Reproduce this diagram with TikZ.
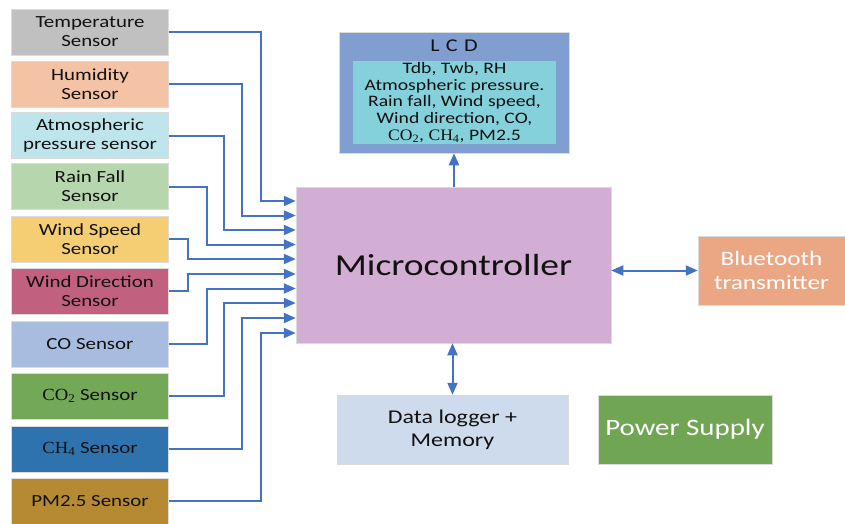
\documentclass[tikz,border=0pt]{standalone}
\usepackage{fontspec}
\setmainfont[FakeStretch=1.23]{Carlito}
\newfontfamily\chemfont[FakeStretch=1.1]{Liberation Serif}
\usetikzlibrary{arrows.meta}

% fills
\definecolor{lineblue}{HTML}{4472C4}
\definecolor{cTemp}{HTML}{C0C0C0}
\definecolor{cHum}{HTML}{F4C2A5}
\definecolor{cAtm}{HTML}{BEE5EC}
\definecolor{cRain}{HTML}{B6D7AE}
\definecolor{cWS}{HTML}{F5CD73}
\definecolor{cWD}{HTML}{C1617F}
\definecolor{cCO}{HTML}{A7BCDF}
\definecolor{cCOtwo}{HTML}{72A856}
\definecolor{cCH}{HTML}{2F73AE}
\definecolor{cPM}{HTML}{B58A33}
\definecolor{cMC}{HTML}{D3AED4}
\definecolor{cLCDo}{HTML}{809ECF}
\definecolor{cLCDi}{HTML}{85D1DB}
\definecolor{cBT}{HTML}{EBA783}
\definecolor{cDL}{HTML}{CEDBEC}
\definecolor{cPS}{HTML}{70A653}
\definecolor{ink}{HTML}{111111}

\newcommand{\chem}[2]{{\chemfont #1\textsubscript{#2}}}

\begin{document}
\begin{tikzpicture}[x=1pt,y=-1pt,
  box/.style={rectangle, draw=black!14, line width=0.5pt, inner sep=0pt,
    align=center, text=ink},
  sensor/.style={box, minimum width=157pt, minimum height=46pt,
    font=\fontsize{17}{19}\selectfont},
  conn/.style={draw=lineblue, line width=2pt, -{Triangle[length=12pt,width=10pt]}},
  bidir/.style={draw=lineblue, line width=2pt,
    {Triangle[length=12pt,width=10pt]}-{Triangle[length=12pt,width=10pt]}}]

\useasboundingbox (0,0) rectangle (845,523);

% sensor column
\node[sensor, fill=cTemp] (temp) at (90,32)    {Temperature\\Sensor};
\node[sensor, fill=cHum]  (hum)  at (90,84)    {Humidity\\Sensor};
\node[sensor, fill=cAtm]  (atm)  at (90,135.5) {Atmospheric\\pressure sensor};
\node[sensor, fill=cRain] (rain) at (90,186.5) {Rain Fall\\Sensor};
\node[sensor, fill=cWS]   (ws)   at (90,239)   {Wind Speed\\Sensor};
\node[sensor, fill=cWD]   (wd)   at (90,291)   {Wind Direction\\Sensor};
\node[sensor, fill=cCO]   (co)   at (90,344)   {CO Sensor};
\node[sensor, fill=cCOtwo](cotwo) at (90,396)  {\chem{CO}{2} Sensor};
\node[sensor, fill=cCH]   (ch)   at (90,449)   {\chem{CH}{4} Sensor};
\node[sensor, fill=cPM]   (pm)   at (90,501)   {PM2.5 Sensor};

% microcontroller
\node[box, fill=cMC, minimum width=315pt, minimum height=156pt,
  font=\fontsize{30.5}{34}\selectfont] (mc) at (453.5,265) {Microcontroller};

% display
\node[box, fill=cLCDo, minimum width=230pt, minimum height=121pt] (lcd) at (454,92.5) {};
\node[text=ink, font=\fontsize{18}{20}\selectfont, inner sep=0pt] (lcdt) at (454,46) {L\hspace{0.35em}C\hspace{0.35em}D};
\node[box, draw=none, fill=cLCDi, minimum width=203pt, minimum height=83pt,
  font=\fontsize{16}{16.7}\selectfont] (lcdin) at (454.5,102.5)
  {Tdb, Twb, RH\\Atmospheric pressure.\\Rain fall, Wind speed,\\Wind direction, CO,\\\chem{CO}{2}, \chem{CH}{4}, PM2.5};

% peripherals
\node[box, fill=cBT, text=white, minimum width=147pt, minimum height=69pt,
  font=\fontsize{20.5}{24}\selectfont] (bt) at (771.5,270.5) {Bluetooth\\transmitter};
\node[box, fill=cDL, minimum width=231pt, minimum height=69pt,
  font=\fontsize{19.5}{23}\selectfont] (dl) at (452.5,429.5) {Data logger +\\Memory};
\node[box, fill=cPS, text=white, minimum width=174pt, minimum height=69pt,
  font=\fontsize{23.5}{26}\selectfont] (ps) at (685,429.5) {Power Supply};

% sensor buses into the microcontroller
\draw[conn] (temp.east)  -| (261,201)   -- (mc.west |- 0,201);
\draw[conn] (hum.east)   -| (242,215.5) -- (mc.west |- 0,215.5);
\draw[conn] (atm.east)   -| (224,230)   -- (mc.west |- 0,230);
\draw[conn] (rain.east)  -| (207,244.5) -- (mc.west |- 0,244.5);
\draw[conn] (ws.east)    -| (188,259)   -- (mc.west |- 0,259);
\draw[conn] (wd.east)    -| (188,274)   -- (mc.west |- 0,274);
\draw[conn] (co.east)    -| (207,288.5) -- (mc.west |- 0,288.5);
\draw[conn] (cotwo.east) -| (224,303)   -- (mc.west |- 0,303);
\draw[conn] (ch.east)    -| (242,318)   -- (mc.west |- 0,318);
\draw[conn] (pm.east)    -| (261,333)   -- (mc.west |- 0,333);

% outputs
\draw[conn]  (lcd.south |- mc.north) -- (lcd.south);
\draw[bidir] (mc.east |- bt.west) -- (bt.west);
\draw[bidir] (dl.north |- mc.south) -- (dl.north);
\end{tikzpicture}
\end{document}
- - - - - - -
■ TASK BRIEF ■
All the lines above are to be given again exactly as they read, with the pictures removed.

■ REPLY ■
Reproduce this diagram with TikZ.
\documentclass[tikz,border=0pt]{standalone}
\usepackage{fontspec}
\setmainfont[FakeStretch=1.23]{Carlito}
\newfontfamily\chemfont[FakeStretch=1.1]{Liberation Serif}
\usetikzlibrary{arrows.meta}

% fills
\definecolor{lineblue}{HTML}{4472C4}
\definecolor{cTemp}{HTML}{C0C0C0}
\definecolor{cHum}{HTML}{F4C2A5}
\definecolor{cAtm}{HTML}{BEE5EC}
\definecolor{cRain}{HTML}{B6D7AE}
\definecolor{cWS}{HTML}{F5CD73}
\definecolor{cWD}{HTML}{C1617F}
\definecolor{cCO}{HTML}{A7BCDF}
\definecolor{cCOtwo}{HTML}{72A856}
\definecolor{cCH}{HTML}{2F73AE}
\definecolor{cPM}{HTML}{B58A33}
\definecolor{cMC}{HTML}{D3AED4}
\definecolor{cLCDo}{HTML}{809ECF}
\definecolor{cLCDi}{HTML}{85D1DB}
\definecolor{cBT}{HTML}{EBA783}
\definecolor{cDL}{HTML}{CEDBEC}
\definecolor{cPS}{HTML}{70A653}
\definecolor{ink}{HTML}{111111}

\newcommand{\chem}[2]{{\chemfont #1\textsubscript{#2}}}

\begin{document}
\begin{tikzpicture}[x=1pt,y=-1pt,
  box/.style={rectangle, draw=black!14, line width=0.5pt, inner sep=0pt,
    align=center, text=ink},
  sensor/.style={box, minimum width=157pt, minimum height=46pt,
    font=\fontsize{17}{19}\selectfont},
  conn/.style={draw=lineblue, line width=2pt, -{Triangle[length=12pt,width=10pt]}},
  bidir/.style={draw=lineblue, line width=2pt,
    {Triangle[length=12pt,width=10pt]}-{Triangle[length=12pt,width=10pt]}}]

\useasboundingbox (0,0) rectangle (845,523);

% sensor column
\node[sensor, fill=cTemp] (temp) at (90,32)    {Temperature\\Sensor};
\node[sensor, fill=cHum]  (hum)  at (90,84)    {Humidity\\Sensor};
\node[sensor, fill=cAtm]  (atm)  at (90,135.5) {Atmospheric\\pressure sensor};
\node[sensor, fill=cRain] (rain) at (90,186.5) {Rain Fall\\Sensor};
\node[sensor, fill=cWS]   (ws)   at (90,239)   {Wind Speed\\Sensor};
\node[sensor, fill=cWD]   (wd)   at (90,291)   {Wind Direction\\Sensor};
\node[sensor, fill=cCO]   (co)   at (90,344)   {CO Sensor};
\node[sensor, fill=cCOtwo](cotwo) at (90,396)  {\chem{CO}{2} Sensor};
\node[sensor, fill=cCH]   (ch)   at (90,449)   {\chem{CH}{4} Sensor};
\node[sensor, fill=cPM]   (pm)   at (90,501)   {PM2.5 Sensor};

% microcontroller
\node[box, fill=cMC, minimum width=315pt, minimum height=156pt,
  font=\fontsize{30.5}{34}\selectfont] (mc) at (453.5,265) {Microcontroller};

% display
\node[box, fill=cLCDo, minimum width=230pt, minimum height=121pt] (lcd) at (454,92.5) {};
\node[text=ink, font=\fontsize{18}{20}\selectfont, inner sep=0pt] (lcdt) at (454,46) {L\hspace{0.35em}C\hspace{0.35em}D};
\node[box, draw=none, fill=cLCDi, minimum width=203pt, minimum height=83pt,
  font=\fontsize{16}{16.7}\selectfont] (lcdin) at (454.5,102.5)
  {Tdb, Twb, RH\\Atmospheric pressure.\\Rain fall, Wind speed,\\Wind direction, CO,\\\chem{CO}{2}, \chem{CH}{4}, PM2.5};

% peripherals
\node[box, fill=cBT, text=white, minimum width=147pt, minimum height=69pt,
  font=\fontsize{20.5}{24}\selectfont] (bt) at (771.5,270.5) {Bluetooth\\transmitter};
\node[box, fill=cDL, minimum width=231pt, minimum height=69pt,
  font=\fontsize{19.5}{23}\selectfont] (dl) at (452.5,429.5) {Data logger +\\Memory};
\node[box, fill=cPS, text=white, minimum width=174pt, minimum height=69pt,
  font=\fontsize{23.5}{26}\selectfont] (ps) at (685,429.5) {Power Supply};

% sensor buses into the microcontroller
\draw[conn] (temp.east)  -| (261,201)   -- (mc.west |- 0,201);
\draw[conn] (hum.east)   -| (242,215.5) -- (mc.west |- 0,215.5);
\draw[conn] (atm.east)   -| (224,230)   -- (mc.west |- 0,230);
\draw[conn] (rain.east)  -| (207,244.5) -- (mc.west |- 0,244.5);
\draw[conn] (ws.east)    -| (188,259)   -- (mc.west |- 0,259);
\draw[conn] (wd.east)    -| (188,274)   -- (mc.west |- 0,274);
\draw[conn] (co.east)    -| (207,288.5) -- (mc.west |- 0,288.5);
\draw[conn] (cotwo.east) -| (224,303)   -- (mc.west |- 0,303);
\draw[conn] (ch.east)    -| (242,318)   -- (mc.west |- 0,318);
\draw[conn] (pm.east)    -| (261,333)   -- (mc.west |- 0,333);

% outputs
\draw[conn]  (lcd.south |- mc.north) -- (lcd.south);
\draw[bidir] (mc.east |- bt.west) -- (bt.west);
\draw[bidir] (dl.north |- mc.south) -- (dl.north);
\end{tikzpicture}
\end{document}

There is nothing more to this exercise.